Loma Redonda era a estação de onde, em 2004, havíamos iniciado a caminhada montanha abaixo em direcção a Los Nevados.
O Regresso Abreviado à Segurança de Mérida
Nessa ocasião, um pequeno batalhão de proprietários de mulas habitantes dos pueblos em volta alugava os seus animais e serviços aos passageiros recém-chegados de Mérida. Quando desembarcamos, percebemos que o Ministério do Turismo venezuelano lhes tinha devolvido essa missão para que transportassem a comitiva de visita.
Percorremos de mula apenas a parte inicial do trilho que conduzia ao pueblo ainda distante.
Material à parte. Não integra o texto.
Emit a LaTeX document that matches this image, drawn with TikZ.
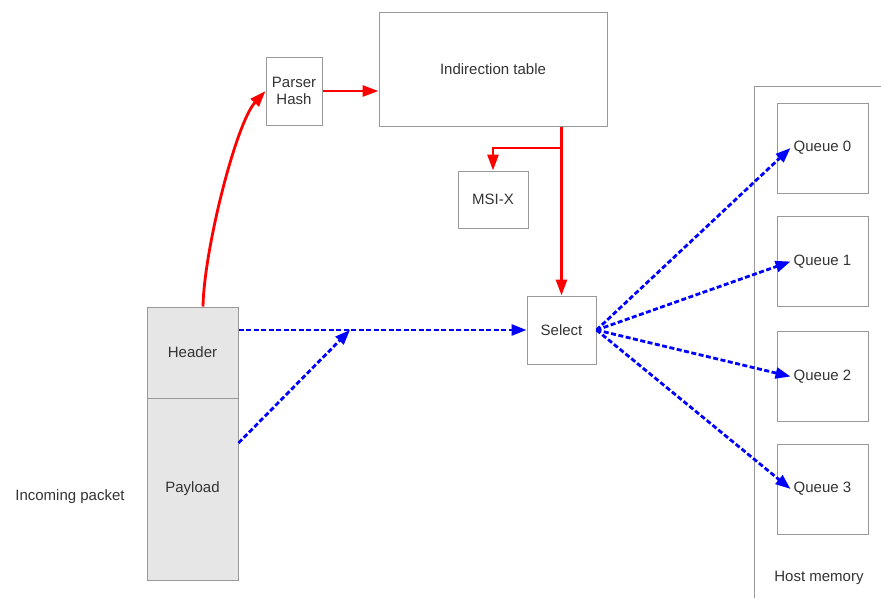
\documentclass[tikz,border=0pt]{standalone}
\usepackage{fontspec}
\setmainfont{Liberation Sans}
\usetikzlibrary{arrows.meta}
\definecolor{boxgray}{HTML}{999999}
\definecolor{pktfill}{HTML}{E6E6E6}
\definecolor{txtgray}{HTML}{333333}
\begin{document}
\begin{tikzpicture}[x=1pt,y=-1pt,
		font=\fontsize{15}{17}\selectfont, text=txtgray,
		box/.style={draw=boxgray,line width=1pt,inner sep=0pt,align=center},
		pkt/.style={box,fill=pktfill,minimum width=91pt},
		redarrow/.style={draw=red,line width=2.8pt,-{Triangle[length=16pt,width=11pt]}},
		bluearrow/.style={draw=blue,line width=2.8pt,dash pattern=on 5pt off 2.5pt,-{Triangle[length=15pt,width=11pt]}}]
	\useasboundingbox (0,0) rectangle (881,598);
	% packet
	\node [pkt,minimum height=91pt] (header) at (192.5,352.5) {Header};
	\node [pkt,minimum height=182pt] (payload) at (192.5,489) {Payload};
	\node (incoming) at (70,497) {Incoming packet};
	% hashing
	\node [box,minimum width=56pt,minimum height=68pt] (parser) at (294,91) {Parser\\Hash};
	\node [box,minimum width=228pt,minimum height=114pt] (table) at (493,69) {Indirection table};
	\node [box,minimum width=70pt,minimum height=57pt] (msi) at (493,199.5) {MSI-X};
	\node [box,minimum width=69pt,minimum height=68pt] (select) at (561.5,330) {Select};
	% host memory
	\draw [boxgray,line width=1pt] (754,598)--(754,86)--(881,86);
	\node (host) at (819,578) {Host memory};
	\foreach \i/\y in {0/148,1/261.5,2/376.5,3/489}{
		\node [box,minimum width=91pt,minimum height=90pt] (q\i) at (822.5,\y) {};
		\node [inner sep=3pt] (l\i) at (q\i) {Queue \i};
	}
	% red paths
	\draw [redarrow] ([xshift=10.5pt]header.north) ..controls (204,250) and (236,123) .. (parser.west);
	\draw [redarrow] (parser.east)--(parser.east -| table.west);
	\draw [redarrow] (table.south -| select.north)--(select.north);
	\coordinate (fork) at (561.5,148);
	\draw [redarrow] (fork) -| (msi.north);
	% blue paths
	\coordinate (join) at (350,330);
	\draw [bluearrow] ([yshift=22.5pt]header.east)--(select.west);
	\draw [bluearrow] ([yshift=46pt]payload.east)--(join);
	\foreach \i in {0,...,3}
		\draw [bluearrow] (select.east)--(l\i.west);
\end{tikzpicture}
\end{document}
O suficiente para nos recordarmos do resto do caminho e convencermos Jairo Alarcón – um dos nativos trajado a rigor e mais fotogénico – a protagonizar uma curta sessão fotográfica.
A tarde já vai a meio. Desmontamos. Pouco depois, damos início à descida. Interrompemo-la para um almoço tardio no refeitório dos trabalhadores, instalado na terceira estação.
Após o repasto, ouvimos uma longa apresentação sobre o teleférico e instalamo-nos para assistir à projecção de um filme.
Henry Toro adianta-nos que muitos dos trabalhadores tinham chorado de emoção quanto assistiram a “En lo Más Alto” pela primeira vez.
Nuns poucos minutos, sentimos como o documentário, épico e nacionalista, elevava o significado das suas contribuições.
Estava em causa o teleférico mais longo e mais alto do Mundo que a sempre conturbada Venezuela estava determinada a refazer.